**What the exercise asks:**
Check each line of the entries below for the string "matplotlib" and state how many lines have it, with no other text.

**Dataset content:**

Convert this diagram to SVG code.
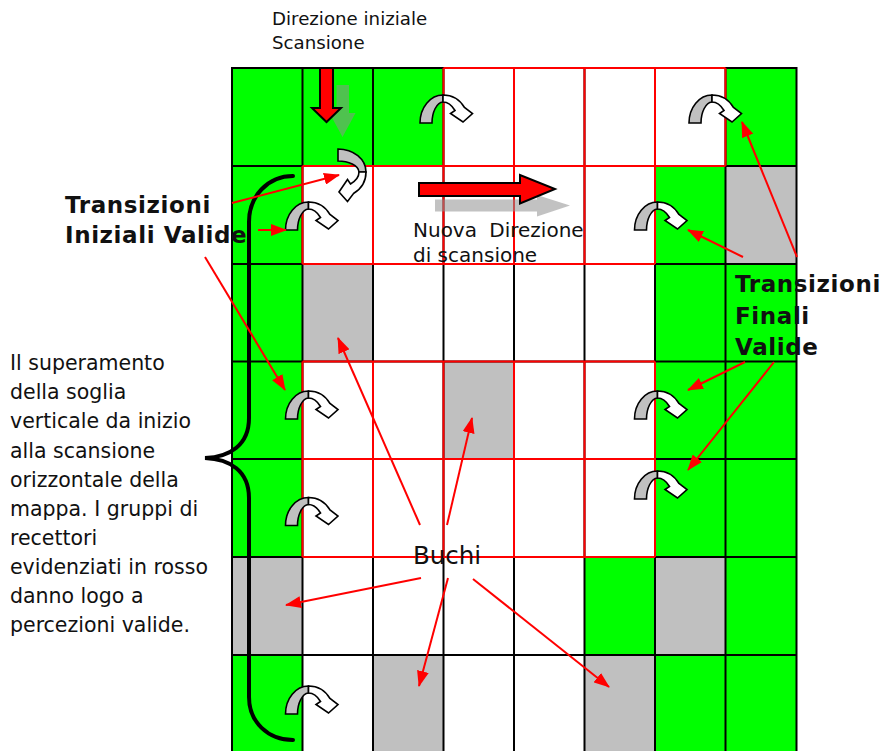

---

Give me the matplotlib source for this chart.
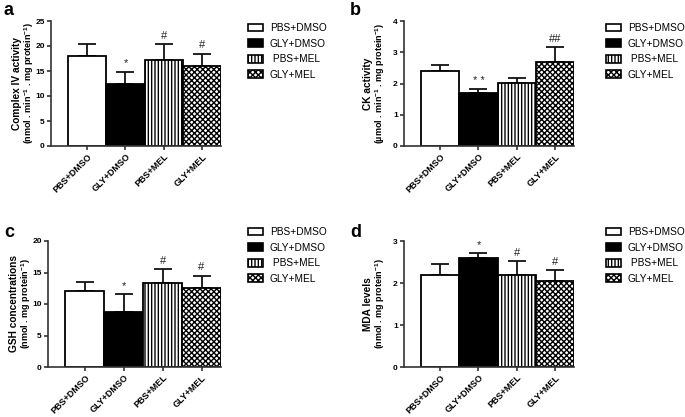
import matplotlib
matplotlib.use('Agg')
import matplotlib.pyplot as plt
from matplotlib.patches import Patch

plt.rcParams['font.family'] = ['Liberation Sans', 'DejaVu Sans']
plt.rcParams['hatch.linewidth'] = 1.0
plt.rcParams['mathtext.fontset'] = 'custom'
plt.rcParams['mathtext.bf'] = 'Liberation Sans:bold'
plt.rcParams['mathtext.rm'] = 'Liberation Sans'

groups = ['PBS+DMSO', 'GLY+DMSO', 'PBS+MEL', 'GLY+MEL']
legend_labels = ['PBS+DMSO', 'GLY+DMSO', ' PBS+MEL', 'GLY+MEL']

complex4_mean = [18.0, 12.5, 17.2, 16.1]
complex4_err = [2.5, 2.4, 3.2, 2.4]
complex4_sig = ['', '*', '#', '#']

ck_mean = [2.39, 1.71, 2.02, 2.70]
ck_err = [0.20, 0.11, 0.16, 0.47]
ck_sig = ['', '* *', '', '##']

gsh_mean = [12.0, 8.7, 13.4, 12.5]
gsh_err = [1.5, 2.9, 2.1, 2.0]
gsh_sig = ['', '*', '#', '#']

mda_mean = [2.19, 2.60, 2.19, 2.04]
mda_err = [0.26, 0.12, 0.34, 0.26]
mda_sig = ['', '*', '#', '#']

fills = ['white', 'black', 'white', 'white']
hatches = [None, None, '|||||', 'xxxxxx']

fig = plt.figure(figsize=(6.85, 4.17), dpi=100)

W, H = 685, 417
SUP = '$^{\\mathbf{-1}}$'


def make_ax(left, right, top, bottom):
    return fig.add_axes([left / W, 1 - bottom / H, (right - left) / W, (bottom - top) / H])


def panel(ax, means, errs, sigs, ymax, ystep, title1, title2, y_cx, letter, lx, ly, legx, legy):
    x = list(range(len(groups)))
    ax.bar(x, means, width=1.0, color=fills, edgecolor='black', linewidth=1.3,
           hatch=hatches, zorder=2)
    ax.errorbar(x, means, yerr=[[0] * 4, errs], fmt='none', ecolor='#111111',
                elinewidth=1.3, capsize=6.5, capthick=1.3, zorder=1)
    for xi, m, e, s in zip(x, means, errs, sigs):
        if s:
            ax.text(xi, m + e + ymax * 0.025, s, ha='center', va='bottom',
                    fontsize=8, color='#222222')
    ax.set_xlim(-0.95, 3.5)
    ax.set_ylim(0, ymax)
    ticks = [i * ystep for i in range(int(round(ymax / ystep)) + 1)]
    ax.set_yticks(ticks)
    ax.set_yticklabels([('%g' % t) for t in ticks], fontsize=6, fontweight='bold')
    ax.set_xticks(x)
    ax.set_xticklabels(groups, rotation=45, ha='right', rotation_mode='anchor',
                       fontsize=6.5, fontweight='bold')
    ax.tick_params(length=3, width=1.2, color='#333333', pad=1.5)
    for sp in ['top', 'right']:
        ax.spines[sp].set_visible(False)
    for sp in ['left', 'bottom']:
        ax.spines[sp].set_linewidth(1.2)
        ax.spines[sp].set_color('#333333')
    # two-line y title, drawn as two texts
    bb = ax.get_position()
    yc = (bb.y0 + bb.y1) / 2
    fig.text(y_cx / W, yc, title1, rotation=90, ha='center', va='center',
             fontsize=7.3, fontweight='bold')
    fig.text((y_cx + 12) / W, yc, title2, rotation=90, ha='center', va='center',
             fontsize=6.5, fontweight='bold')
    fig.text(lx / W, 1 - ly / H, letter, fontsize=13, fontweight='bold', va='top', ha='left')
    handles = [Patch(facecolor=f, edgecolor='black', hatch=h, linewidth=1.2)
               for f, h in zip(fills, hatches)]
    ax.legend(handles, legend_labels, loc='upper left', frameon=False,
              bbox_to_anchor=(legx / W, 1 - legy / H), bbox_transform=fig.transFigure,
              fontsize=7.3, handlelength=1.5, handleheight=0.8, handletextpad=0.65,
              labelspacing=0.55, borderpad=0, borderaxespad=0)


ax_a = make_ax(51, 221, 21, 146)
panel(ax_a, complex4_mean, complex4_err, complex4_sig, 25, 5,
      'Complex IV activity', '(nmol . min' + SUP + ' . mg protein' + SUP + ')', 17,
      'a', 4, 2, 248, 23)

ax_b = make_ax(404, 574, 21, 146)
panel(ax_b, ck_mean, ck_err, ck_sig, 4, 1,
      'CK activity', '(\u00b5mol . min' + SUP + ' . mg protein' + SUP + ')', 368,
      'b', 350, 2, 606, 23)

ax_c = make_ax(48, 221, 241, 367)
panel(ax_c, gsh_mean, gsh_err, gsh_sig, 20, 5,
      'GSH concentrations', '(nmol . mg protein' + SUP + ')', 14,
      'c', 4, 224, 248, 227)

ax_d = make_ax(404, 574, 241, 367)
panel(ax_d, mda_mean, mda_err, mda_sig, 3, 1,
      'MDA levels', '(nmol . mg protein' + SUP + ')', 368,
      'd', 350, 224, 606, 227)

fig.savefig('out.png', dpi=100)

**Exercise answer:**
5